Information shown
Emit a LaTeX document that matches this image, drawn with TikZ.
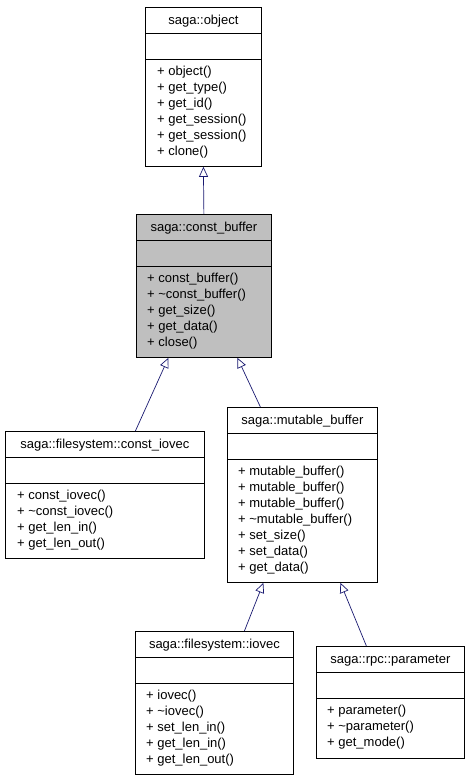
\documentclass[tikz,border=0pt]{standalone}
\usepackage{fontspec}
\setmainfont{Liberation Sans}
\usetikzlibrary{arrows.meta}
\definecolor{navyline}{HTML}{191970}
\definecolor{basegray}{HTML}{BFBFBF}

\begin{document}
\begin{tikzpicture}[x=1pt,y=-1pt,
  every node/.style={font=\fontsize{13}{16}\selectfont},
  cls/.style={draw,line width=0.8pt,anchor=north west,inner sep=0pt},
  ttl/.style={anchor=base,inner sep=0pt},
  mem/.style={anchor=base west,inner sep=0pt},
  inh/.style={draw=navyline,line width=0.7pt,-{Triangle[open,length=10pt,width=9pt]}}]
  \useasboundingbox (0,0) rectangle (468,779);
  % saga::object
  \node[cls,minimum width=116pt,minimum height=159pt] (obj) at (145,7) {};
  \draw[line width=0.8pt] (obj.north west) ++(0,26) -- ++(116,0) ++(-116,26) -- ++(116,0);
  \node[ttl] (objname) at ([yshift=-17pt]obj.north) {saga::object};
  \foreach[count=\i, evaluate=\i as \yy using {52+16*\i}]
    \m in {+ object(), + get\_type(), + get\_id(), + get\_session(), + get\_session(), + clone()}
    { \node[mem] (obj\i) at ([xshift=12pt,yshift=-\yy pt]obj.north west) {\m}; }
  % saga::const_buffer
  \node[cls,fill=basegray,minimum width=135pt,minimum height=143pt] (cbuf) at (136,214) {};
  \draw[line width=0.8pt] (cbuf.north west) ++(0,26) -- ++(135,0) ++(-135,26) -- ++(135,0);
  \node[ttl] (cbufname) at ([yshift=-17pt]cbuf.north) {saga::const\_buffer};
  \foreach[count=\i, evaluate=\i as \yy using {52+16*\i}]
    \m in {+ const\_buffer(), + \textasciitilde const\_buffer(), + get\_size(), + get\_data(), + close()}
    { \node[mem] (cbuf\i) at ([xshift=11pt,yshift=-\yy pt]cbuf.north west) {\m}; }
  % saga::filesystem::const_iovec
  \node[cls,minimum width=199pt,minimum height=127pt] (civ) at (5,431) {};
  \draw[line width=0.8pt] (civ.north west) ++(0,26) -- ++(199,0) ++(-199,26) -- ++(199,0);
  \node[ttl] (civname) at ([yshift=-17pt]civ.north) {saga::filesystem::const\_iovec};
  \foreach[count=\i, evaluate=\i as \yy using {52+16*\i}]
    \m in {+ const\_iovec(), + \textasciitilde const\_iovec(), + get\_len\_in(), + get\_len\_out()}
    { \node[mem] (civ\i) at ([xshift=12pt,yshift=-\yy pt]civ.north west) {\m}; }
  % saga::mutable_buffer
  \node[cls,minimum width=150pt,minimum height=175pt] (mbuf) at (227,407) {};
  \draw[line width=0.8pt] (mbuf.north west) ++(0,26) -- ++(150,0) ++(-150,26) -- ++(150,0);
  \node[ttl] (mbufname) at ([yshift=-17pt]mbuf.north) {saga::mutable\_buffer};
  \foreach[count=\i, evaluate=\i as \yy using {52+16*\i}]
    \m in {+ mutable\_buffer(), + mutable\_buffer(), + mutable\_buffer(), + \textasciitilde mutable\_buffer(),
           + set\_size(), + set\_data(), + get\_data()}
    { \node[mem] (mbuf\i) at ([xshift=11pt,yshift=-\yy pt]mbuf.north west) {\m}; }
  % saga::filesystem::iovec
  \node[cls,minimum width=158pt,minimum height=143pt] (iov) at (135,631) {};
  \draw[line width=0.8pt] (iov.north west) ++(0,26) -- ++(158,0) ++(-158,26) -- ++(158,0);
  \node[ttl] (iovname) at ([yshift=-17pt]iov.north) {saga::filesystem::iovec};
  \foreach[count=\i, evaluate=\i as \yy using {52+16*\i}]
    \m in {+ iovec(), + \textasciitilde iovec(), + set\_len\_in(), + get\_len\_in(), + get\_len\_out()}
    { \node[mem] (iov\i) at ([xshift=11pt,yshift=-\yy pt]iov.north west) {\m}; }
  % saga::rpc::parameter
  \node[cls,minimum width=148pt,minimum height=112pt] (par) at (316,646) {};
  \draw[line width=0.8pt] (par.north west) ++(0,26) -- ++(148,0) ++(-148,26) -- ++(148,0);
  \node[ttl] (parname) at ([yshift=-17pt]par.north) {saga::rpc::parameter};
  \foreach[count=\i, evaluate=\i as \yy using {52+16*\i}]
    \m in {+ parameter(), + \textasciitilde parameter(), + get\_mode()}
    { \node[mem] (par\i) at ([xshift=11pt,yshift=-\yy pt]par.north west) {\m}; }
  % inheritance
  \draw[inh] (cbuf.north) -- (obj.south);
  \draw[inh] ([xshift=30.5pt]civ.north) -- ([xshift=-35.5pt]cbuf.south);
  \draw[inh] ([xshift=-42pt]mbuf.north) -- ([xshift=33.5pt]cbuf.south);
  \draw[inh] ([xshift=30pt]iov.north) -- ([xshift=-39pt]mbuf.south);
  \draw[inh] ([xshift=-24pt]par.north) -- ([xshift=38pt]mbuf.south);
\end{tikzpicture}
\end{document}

What to produce
Working from the material above, transcribe it exactly while omitting pictures.

The answer
Emit a LaTeX document that matches this image, drawn with TikZ.
\documentclass[tikz,border=0pt]{standalone}
\usepackage{fontspec}
\setmainfont{Liberation Sans}
\usetikzlibrary{arrows.meta}
\definecolor{navyline}{HTML}{191970}
\definecolor{basegray}{HTML}{BFBFBF}

\begin{document}
\begin{tikzpicture}[x=1pt,y=-1pt,
  every node/.style={font=\fontsize{13}{16}\selectfont},
  cls/.style={draw,line width=0.8pt,anchor=north west,inner sep=0pt},
  ttl/.style={anchor=base,inner sep=0pt},
  mem/.style={anchor=base west,inner sep=0pt},
  inh/.style={draw=navyline,line width=0.7pt,-{Triangle[open,length=10pt,width=9pt]}}]
  \useasboundingbox (0,0) rectangle (468,779);
  % saga::object
  \node[cls,minimum width=116pt,minimum height=159pt] (obj) at (145,7) {};
  \draw[line width=0.8pt] (obj.north west) ++(0,26) -- ++(116,0) ++(-116,26) -- ++(116,0);
  \node[ttl] (objname) at ([yshift=-17pt]obj.north) {saga::object};
  \foreach[count=\i, evaluate=\i as \yy using {52+16*\i}]
    \m in {+ object(), + get\_type(), + get\_id(), + get\_session(), + get\_session(), + clone()}
    { \node[mem] (obj\i) at ([xshift=12pt,yshift=-\yy pt]obj.north west) {\m}; }
  % saga::const_buffer
  \node[cls,fill=basegray,minimum width=135pt,minimum height=143pt] (cbuf) at (136,214) {};
  \draw[line width=0.8pt] (cbuf.north west) ++(0,26) -- ++(135,0) ++(-135,26) -- ++(135,0);
  \node[ttl] (cbufname) at ([yshift=-17pt]cbuf.north) {saga::const\_buffer};
  \foreach[count=\i, evaluate=\i as \yy using {52+16*\i}]
    \m in {+ const\_buffer(), + \textasciitilde const\_buffer(), + get\_size(), + get\_data(), + close()}
    { \node[mem] (cbuf\i) at ([xshift=11pt,yshift=-\yy pt]cbuf.north west) {\m}; }
  % saga::filesystem::const_iovec
  \node[cls,minimum width=199pt,minimum height=127pt] (civ) at (5,431) {};
  \draw[line width=0.8pt] (civ.north west) ++(0,26) -- ++(199,0) ++(-199,26) -- ++(199,0);
  \node[ttl] (civname) at ([yshift=-17pt]civ.north) {saga::filesystem::const\_iovec};
  \foreach[count=\i, evaluate=\i as \yy using {52+16*\i}]
    \m in {+ const\_iovec(), + \textasciitilde const\_iovec(), + get\_len\_in(), + get\_len\_out()}
    { \node[mem] (civ\i) at ([xshift=12pt,yshift=-\yy pt]civ.north west) {\m}; }
  % saga::mutable_buffer
  \node[cls,minimum width=150pt,minimum height=175pt] (mbuf) at (227,407) {};
  \draw[line width=0.8pt] (mbuf.north west) ++(0,26) -- ++(150,0) ++(-150,26) -- ++(150,0);
  \node[ttl] (mbufname) at ([yshift=-17pt]mbuf.north) {saga::mutable\_buffer};
  \foreach[count=\i, evaluate=\i as \yy using {52+16*\i}]
    \m in {+ mutable\_buffer(), + mutable\_buffer(), + mutable\_buffer(), + \textasciitilde mutable\_buffer(),
           + set\_size(), + set\_data(), + get\_data()}
    { \node[mem] (mbuf\i) at ([xshift=11pt,yshift=-\yy pt]mbuf.north west) {\m}; }
  % saga::filesystem::iovec
  \node[cls,minimum width=158pt,minimum height=143pt] (iov) at (135,631) {};
  \draw[line width=0.8pt] (iov.north west) ++(0,26) -- ++(158,0) ++(-158,26) -- ++(158,0);
  \node[ttl] (iovname) at ([yshift=-17pt]iov.north) {saga::filesystem::iovec};
  \foreach[count=\i, evaluate=\i as \yy using {52+16*\i}]
    \m in {+ iovec(), + \textasciitilde iovec(), + set\_len\_in(), + get\_len\_in(), + get\_len\_out()}
    { \node[mem] (iov\i) at ([xshift=11pt,yshift=-\yy pt]iov.north west) {\m}; }
  % saga::rpc::parameter
  \node[cls,minimum width=148pt,minimum height=112pt] (par) at (316,646) {};
  \draw[line width=0.8pt] (par.north west) ++(0,26) -- ++(148,0) ++(-148,26) -- ++(148,0);
  \node[ttl] (parname) at ([yshift=-17pt]par.north) {saga::rpc::parameter};
  \foreach[count=\i, evaluate=\i as \yy using {52+16*\i}]
    \m in {+ parameter(), + \textasciitilde parameter(), + get\_mode()}
    { \node[mem] (par\i) at ([xshift=11pt,yshift=-\yy pt]par.north west) {\m}; }
  % inheritance
  \draw[inh] (cbuf.north) -- (obj.south);
  \draw[inh] ([xshift=30.5pt]civ.north) -- ([xshift=-35.5pt]cbuf.south);
  \draw[inh] ([xshift=-42pt]mbuf.north) -- ([xshift=33.5pt]cbuf.south);
  \draw[inh] ([xshift=30pt]iov.north) -- ([xshift=-39pt]mbuf.south);
  \draw[inh] ([xshift=-24pt]par.north) -- ([xshift=38pt]mbuf.south);
\end{tikzpicture}
\end{document}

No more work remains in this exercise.